Despite the extensive resources at Penn Medicine, surveys revealed that the Navy team lacked experience with acute burn treatment and pediatric patients. For the second phase, the team will rotate into a local burn center and at Children’s Hospital of Philadelphia.
Sometimes, the circumstances of combat are quite different from those of Philadelphia: the environment can be loud, dark, dusty or smoky, and specific tools or personnel may not be available. Penn Medicine is in the process of securing funding for immersive environment technology, which uses projectors to transform a simulation training room into a combat zone.
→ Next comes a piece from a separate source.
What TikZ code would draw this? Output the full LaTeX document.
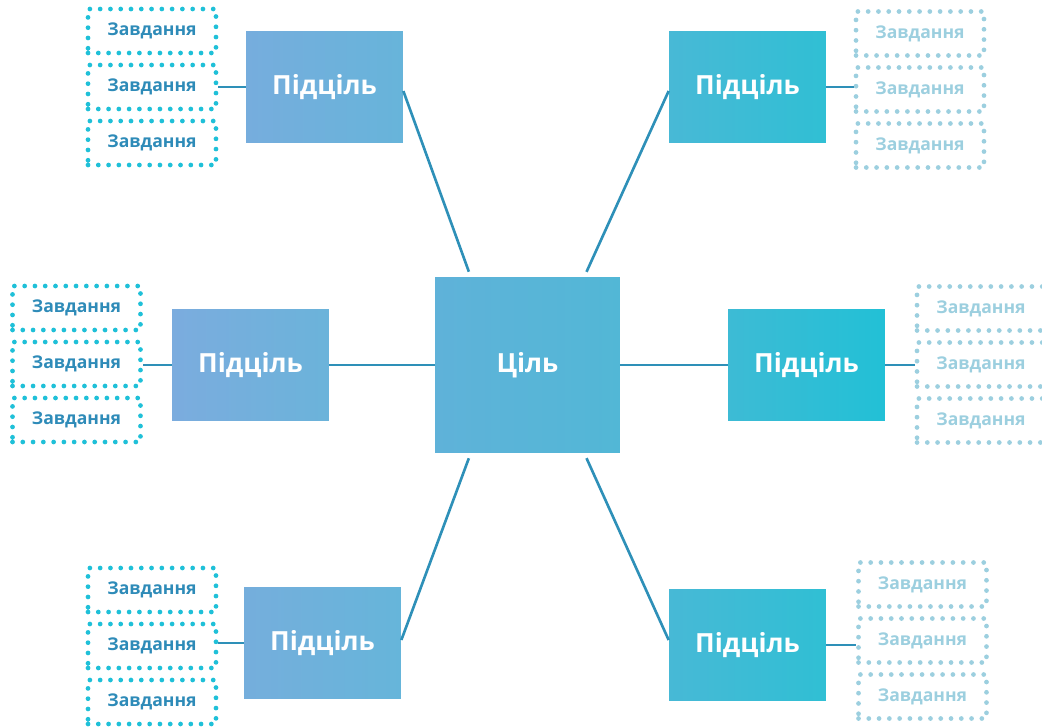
\documentclass[tikz,border=0pt]{standalone}
\usepackage{fontspec}
\setmainfont{Open Sans}
\usepackage{tikz}
\usetikzlibrary{calc}
\usepackage{xcolor}
\definecolor{linkblue}{HTML}{2E90B8}
\definecolor{taskcyan}{HTML}{1FC0D8}
\definecolor{tasktext}{HTML}{2E8BB8}
\definecolor{taskfade}{HTML}{9CCFDF}
\tikzstyle{goalbox} = [rectangle, minimum width=3.7cm, minimum height=3.52cm, text=white, font=\bfseries\fontsize{15}{18}\selectfont]
\tikzstyle{subgoal} = [rectangle, minimum width=3.14cm, minimum height=2.24cm, text=white, font=\bfseries\fontsize{15}{18}\selectfont]
\tikzstyle{task} = [rectangle, minimum width=2.56cm, minimum height=0.88cm, draw=taskcyan, line width=2.7pt, line cap=round, dash pattern=on 0pt off 5.85pt, text=tasktext, font=\bfseries\fontsize{10}{12}\selectfont]
\tikzstyle{taskfaded} = [task, draw=taskfade, text=taskfade]
\tikzstyle{link} = [line width=1.5pt, linkblue]

\begin{document}
\begin{tikzpicture}[x=0.02cm, y=-0.02cm]
    \useasboundingbox (0,0) rectangle (1042,727);
    % central goal
    \node (goal) [goalbox, left color={rgb,255:red,95;green,178;blue,217}, right color={rgb,255:red,82;green,183;blue,214}] at (527.5,365) {Ціль};
    % sub-goals
    \node (sTL) [subgoal, left color={rgb,255:red,118;green,173;blue,221}, right color={rgb,255:red,103;green,180;blue,218}] at (324.5,87) {Підціль};
    \node (sML) [subgoal, left color={rgb,255:red,123;green,172;blue,222}, right color={rgb,255:red,107;green,179;blue,218}] at (250.5,365) {Підціль};
    \node (sBL) [subgoal, left color={rgb,255:red,117;green,174;blue,220}, right color={rgb,255:red,102;green,181;blue,218}] at (322.5,643) {Підціль};
    \node (sTR) [subgoal, left color={rgb,255:red,72;green,185;blue,214}, right color={rgb,255:red,48;green,191;blue,212}] at (747.5,87) {Підціль};
    \node (sMR) [subgoal, left color={rgb,255:red,61;green,187;blue,213}, right color={rgb,255:red,34;green,192;blue,214}] at (806.5,365) {Підціль};
    \node (sBR) [subgoal, left color={rgb,255:red,71;green,185;blue,214}, right color={rgb,255:red,48;green,191;blue,212}] at (747.5,645) {Підціль};

    % tasks, three per sub-goal
    \foreach \g/\x/\y/\s in {tl/152/31/task, ml/76.5/308/task, bl/152/590/task, tr/920/33.5/taskfaded, mr/981/308.5/taskfaded, br/922.5/584.5/taskfaded} {
        \node (\g1) [\s] at (\x,\y) {Завдання};
        \node (\g2) [\s] at (\x,\y+56) {Завдання};
        \node (\g3) [\s] at (\x,\y+112) {Завдання};
    }

    % links goal -> sub-goals
    \draw [link, shorten <=3pt] ($(goal.north west)+(36,0)$) -- ($(sTL.east)+(0,4)$);
    \draw [link, shorten <=3pt] ($(goal.north east)+(-36,0)$) -- ($(sTR.west)+(0,4)$);
    \draw [link, shorten <=3pt] ($(goal.south west)+(36,0)$) -- ($(sBL.east)+(0,-3)$);
    \draw [link, shorten <=3pt] ($(goal.south east)+(-36,0)$) -- ($(sBR.west)+(0,-5)$);
    \draw [link] (goal.west) -- (sML.east);
    \draw [link] (goal.east) -- (sMR.west);

    % links sub-goals -> tasks
    \foreach \s/\t in {sTL/tl2, sML/ml2, sBL/bl2} {
        \draw [link] (\s.west) -- (\t.east |- \s.west);
    }
    \foreach \s/\t in {sTR/tr2, sMR/mr2, sBR/br2} {
        \draw [link] (\s.east) -- (\t.west |- \s.east);
    }
\end{tikzpicture}
\end{document}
The system can reproduce the chaos of combat, using sounds of gunfire or explosions, sirens and civilians, flickering lights, even producing smoke.
Looking ahead to the next phase
Since the teams in the next phase of the partnership should be prepared to deploy after their first year, program leaders have had to adjust the training schedule.
“The program is a lot more condensed in this phase,” said Kramer. “We have a blueprint, but we’re tweaking it to accelerate team building and to get them ready to treat real patients in the trauma bay sooner.”
Encouraged by the success of the first phase of the partnership, Penn Medicine and Navy team members alike are energized and ready for the next six years.
“Everyone is so eager to help us make this partnership successful, and it has a huge impact on both the Navy team and the Penn Medicine staff who interact with them. It’s a huge morale boost all around,” said Schwab, who was recently honored by the American College of Surgeons for his career in trauma surgery and advocacy for military-civilian partnerships.
He added, “It’s truly an honor to be able to play this role in supporting our country.”